# [Work instructions]
Give every line back verbatim, dropping all images.

* * * * * * *

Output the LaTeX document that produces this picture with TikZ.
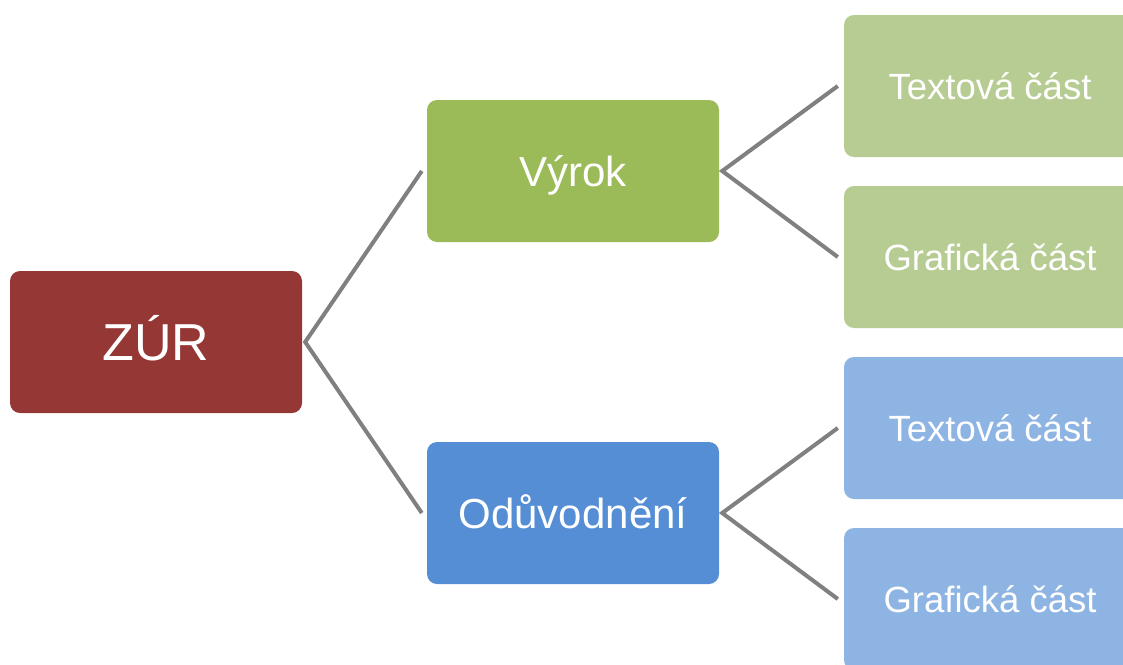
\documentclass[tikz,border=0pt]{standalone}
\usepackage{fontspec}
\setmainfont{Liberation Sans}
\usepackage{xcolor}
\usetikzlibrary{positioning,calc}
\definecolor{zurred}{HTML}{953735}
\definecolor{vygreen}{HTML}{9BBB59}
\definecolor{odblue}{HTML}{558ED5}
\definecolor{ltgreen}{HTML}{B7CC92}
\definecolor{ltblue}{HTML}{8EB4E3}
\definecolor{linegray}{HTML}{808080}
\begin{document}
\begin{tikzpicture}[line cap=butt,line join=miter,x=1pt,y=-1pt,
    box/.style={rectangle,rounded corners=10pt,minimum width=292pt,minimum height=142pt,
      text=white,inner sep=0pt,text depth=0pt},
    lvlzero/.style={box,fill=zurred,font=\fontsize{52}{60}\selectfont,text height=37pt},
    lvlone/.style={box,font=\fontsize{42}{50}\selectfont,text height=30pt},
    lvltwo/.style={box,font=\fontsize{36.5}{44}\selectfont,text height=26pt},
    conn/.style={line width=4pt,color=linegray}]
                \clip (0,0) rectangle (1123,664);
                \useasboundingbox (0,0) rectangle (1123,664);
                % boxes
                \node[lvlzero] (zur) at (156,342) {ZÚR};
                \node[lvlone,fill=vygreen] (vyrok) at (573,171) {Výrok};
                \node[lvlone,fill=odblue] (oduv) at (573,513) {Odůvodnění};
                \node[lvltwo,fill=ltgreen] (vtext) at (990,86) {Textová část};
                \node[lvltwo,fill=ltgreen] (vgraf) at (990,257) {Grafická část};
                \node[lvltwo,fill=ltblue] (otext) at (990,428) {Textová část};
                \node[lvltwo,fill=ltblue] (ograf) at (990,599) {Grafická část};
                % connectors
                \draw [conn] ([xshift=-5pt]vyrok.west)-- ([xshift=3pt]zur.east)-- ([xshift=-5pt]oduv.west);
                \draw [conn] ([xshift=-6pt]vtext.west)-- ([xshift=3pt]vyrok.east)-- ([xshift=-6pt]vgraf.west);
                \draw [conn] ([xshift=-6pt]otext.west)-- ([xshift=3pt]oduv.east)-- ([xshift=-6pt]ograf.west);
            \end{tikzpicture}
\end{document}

* * * * * * *

# [Exercise solution]
Output the LaTeX document that produces this picture with TikZ.
\documentclass[tikz,border=0pt]{standalone}
\usepackage{fontspec}
\setmainfont{Liberation Sans}
\usepackage{xcolor}
\usetikzlibrary{positioning,calc}
\definecolor{zurred}{HTML}{953735}
\definecolor{vygreen}{HTML}{9BBB59}
\definecolor{odblue}{HTML}{558ED5}
\definecolor{ltgreen}{HTML}{B7CC92}
\definecolor{ltblue}{HTML}{8EB4E3}
\definecolor{linegray}{HTML}{808080}
\begin{document}
\begin{tikzpicture}[line cap=butt,line join=miter,x=1pt,y=-1pt,
    box/.style={rectangle,rounded corners=10pt,minimum width=292pt,minimum height=142pt,
      text=white,inner sep=0pt,text depth=0pt},
    lvlzero/.style={box,fill=zurred,font=\fontsize{52}{60}\selectfont,text height=37pt},
    lvlone/.style={box,font=\fontsize{42}{50}\selectfont,text height=30pt},
    lvltwo/.style={box,font=\fontsize{36.5}{44}\selectfont,text height=26pt},
    conn/.style={line width=4pt,color=linegray}]
                \clip (0,0) rectangle (1123,664);
                \useasboundingbox (0,0) rectangle (1123,664);
                % boxes
                \node[lvlzero] (zur) at (156,342) {ZÚR};
                \node[lvlone,fill=vygreen] (vyrok) at (573,171) {Výrok};
                \node[lvlone,fill=odblue] (oduv) at (573,513) {Odůvodnění};
                \node[lvltwo,fill=ltgreen] (vtext) at (990,86) {Textová část};
                \node[lvltwo,fill=ltgreen] (vgraf) at (990,257) {Grafická část};
                \node[lvltwo,fill=ltblue] (otext) at (990,428) {Textová část};
                \node[lvltwo,fill=ltblue] (ograf) at (990,599) {Grafická část};
                % connectors
                \draw [conn] ([xshift=-5pt]vyrok.west)-- ([xshift=3pt]zur.east)-- ([xshift=-5pt]oduv.west);
                \draw [conn] ([xshift=-6pt]vtext.west)-- ([xshift=3pt]vyrok.east)-- ([xshift=-6pt]vgraf.west);
                \draw [conn] ([xshift=-6pt]otext.west)-- ([xshift=3pt]oduv.east)-- ([xshift=-6pt]ograf.west);
            \end{tikzpicture}
\end{document}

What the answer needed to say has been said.